Back to Main Squeeze on Saturday morning, then our third film of the weekend at the Missouri, preceded by a guy with one of those whirlygig keyboard amps. This doc felt longer than its 95 minutes, but I wouldn’t mind watching it indefinitely. Wide variety of New Yorkers asked about their futures with good photography. I kept feeling that like Treasure Island, a central point of focus wasn’t coming through, but I also wasn’t hoping for a climate change essay doc, so I went with it. Starts to revisit its subjects – somewhat racist ex-cops in a bar, a white couple concerned about media reports of crime, the Afronaut. I need to watch more NYC movies – maybe In Jackson Heights.

Story in Filmmaker:

I’m interested in how power circulates, the ways in which it micro- and macro-confines us and can liberate us . I also think that, sure, we can call all films in some ways political, insofar as they’re made within certain power structures and get launched into the world within existing power structures. They can either reinforce the status quo, because they do very little to shake up our understandings of how the world works, or they can enable us to grapple with things differently … I also dislike message-y films, or whatever you want to call the films that see their role as delivering a particular policy line and/or demanding that people respond in very narrow terms to whatever they’re seeing. I’m much more interested in how cinema can reawaken the senses and our critical capacity to be in the world differently. That, for me, can have longer term results.

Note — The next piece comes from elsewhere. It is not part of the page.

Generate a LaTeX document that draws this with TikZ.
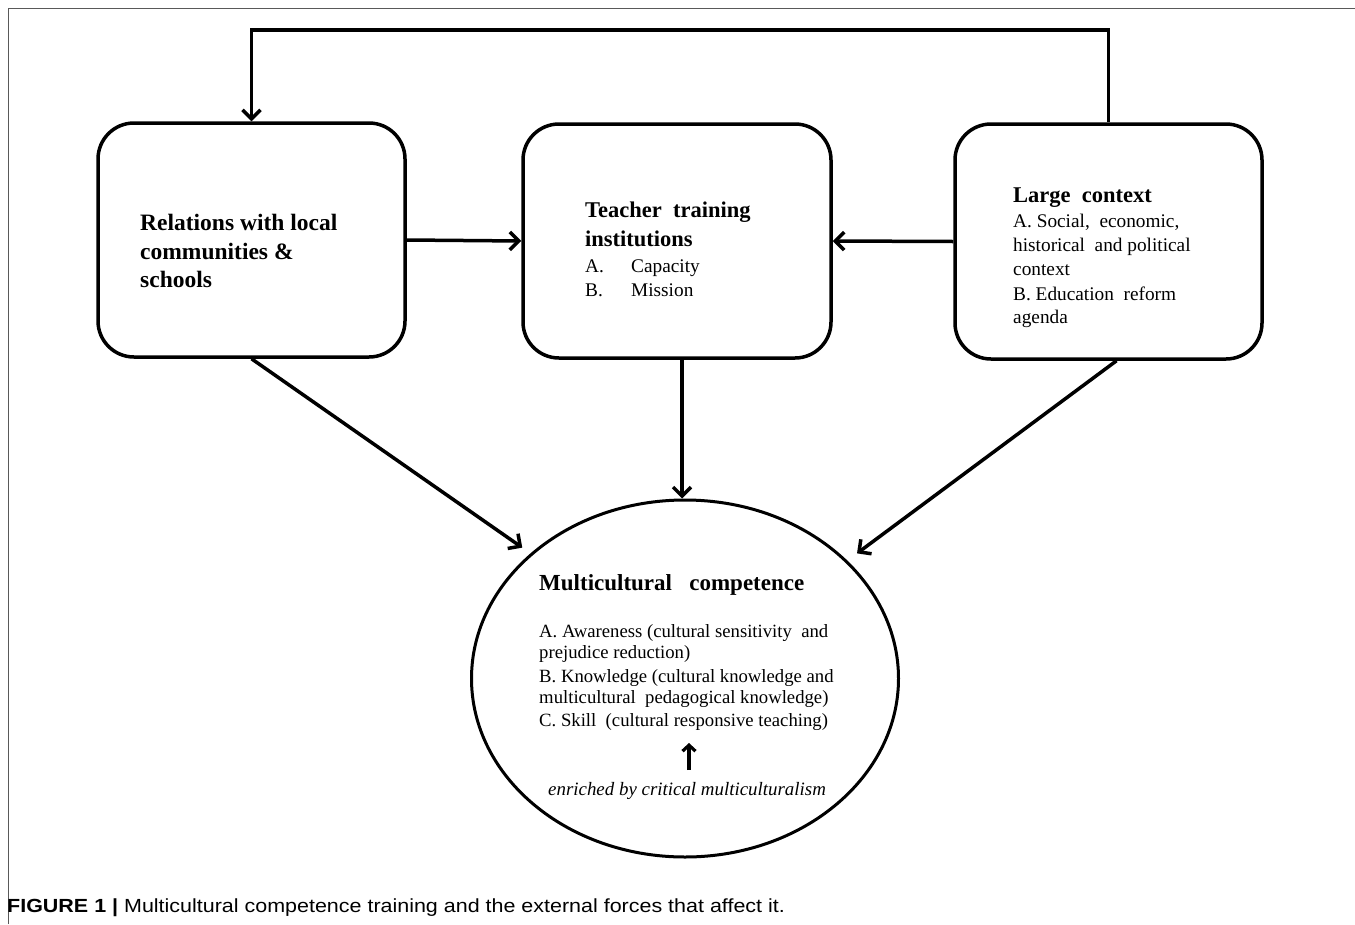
\documentclass[tikz,border=0pt]{standalone}
\usepackage{fontspec}
\setmainfont{Liberation Serif}
\newfontfamily\capfont{Liberation Sans}
\usetikzlibrary{arrows.meta,shapes.geometric,calc}
\tikzset{
  box/.style={draw=black, line width=3.5pt, rounded corners=36pt, minimum width=307pt, minimum height=234pt, inner sep=0pt},
  arr/.style={draw=black, line width=3.5pt, -{Straight Barb[length=9pt,width=18pt,line width=3.5pt]}},
  ttl/.style={anchor=base west, inner sep=0pt, font=\fontsize{22.5}{24}\selectfont\bfseries},
  txt/.style={anchor=base west, inner sep=0pt, font=\fontsize{19.3}{24}\selectfont},
  etxt/.style={anchor=base west, inner sep=0pt, font=\fontsize{18.7}{22}\selectfont},
}
\begin{document}
\begin{tikzpicture}[x=1pt,y=-1pt]
\useasboundingbox (0,0) rectangle (1355,924);
\draw[gray!70!black, line width=1pt] (8,924) -- (8,8) -- (1355,8);
% boxes
\node[box] (rel) at (251.5,240) {};
\node[box, minimum width=308pt] (tti) at (677,241) {};
\node[box, minimum height=235pt] (ctx) at (1108.5,241.5) {};
\node[draw=black, line width=3pt, ellipse, minimum width=427pt, minimum height=357pt, inner sep=0pt] (mc) at (685,678.5) {};
% texts
\node[ttl, font=\fontsize{23.5}{24}\selectfont\bfseries] (r1) at (140,230) {Relations with local};
\node[ttl, font=\fontsize{23.5}{24}\selectfont\bfseries] (r2) at (140,259) {communities \&};
\node[ttl, font=\fontsize{23.5}{24}\selectfont\bfseries] (r3) at (140,287) {schools};
\node[ttl] (t1) at (585,217) {Teacher\ \ training};
\node[ttl] (t2) at (585,246) {institutions};
\node[txt] (t3) at (585,272) {A.};
\node[txt] (t3b) at (631,272) {Capacity};
\node[txt] (t4) at (585,296) {B.};
\node[txt] (t4b) at (631,296) {Mission};
\node[ttl] (c1) at (1013,202) {Large\ \ context};
\node[txt] (c2) at (1013,227) {A. Social,\ \ economic,};
\node[txt] (c3) at (1013,251) {historical\ \ and political};
\node[txt] (c4) at (1013,275) {context};
\node[txt] (c5) at (1013,300) {B. Education\ \ reform};
\node[txt] (c6) at (1013,323) {agenda};
\node[ttl, font=\fontsize{23}{24}\selectfont\bfseries] (m1) at (539,590) {Multicultural\ \ \ competence};
\node[etxt] (m2) at (539,637) {A. Awareness (cultural sensitivity\ \ and};
\node[etxt] (m3) at (539,658) {prejudice reduction)};
\node[etxt] (m4) at (539,682) {B. Knowledge (cultural knowledge and};
\node[etxt] (m5) at (539,703) {multicultural\ \ pedagogical knowledge)};
\node[etxt] (m6) at (539,726) {C. Skill\ \ (cultural responsive teaching)};
\node[txt, font=\fontsize{18.9}{20}\selectfont\itshape] (en) at (548,795) {enriched by critical multiculturalism};
\coordinate (ena) at (689,770);
\coordinate (enb) at (689,743);
\draw[black, line width=3.2pt, -{Straight Barb[length=6pt,width=13pt,line width=3.2pt]}] (ena) -- (enb);
% connectors
\coordinate (top) at (0,30);
\draw[arr] (ctx.north) -- (ctx.north |- top) -| (rel.north);
\draw[arr] (rel.east) -- (tti.west);
\draw[arr] (ctx.west) -- (tti.east);
\draw[arr] ($(tti.south)+(5,0)$) -- ($(mc.north)+(-3,0)$);
\draw[arr, shorten >=10pt] (rel.south) -- (mc.141);
\draw[arr, shorten >=12pt] ($(ctx.south)+(8,0)$) -- (mc.36.4);
% caption
\node[anchor=base west, inner sep=0pt, font=\capfont\fontsize{19}{22}\selectfont] (cap) at (7,912) {\scalebox{1.13}[1]{\textbf{FIGURE 1} \textbf{|} Multicultural competence training and the external forces that affect it.}};
\end{tikzpicture}
\end{document}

Jenn Takahashi opened, promoting her website where she makes fun of things people say on neighborhood message boards, I’m not sure why. My notes say “a variety of weird-tempo rock songs, each better than the last – get the EP” but who was the band? Summer Like The Season? They also say “Katy very tired, did not like movie, then hotel stole her toiletries,” which is accurate, and the Hilton Garden Inn still owes us restitution.

My notes do NOT say anything about the movie, which was a multi-angled portrait of youth at a French water park, mainly memorable for the extremely confident dude who picks up a bunch of girls to meet him after hours.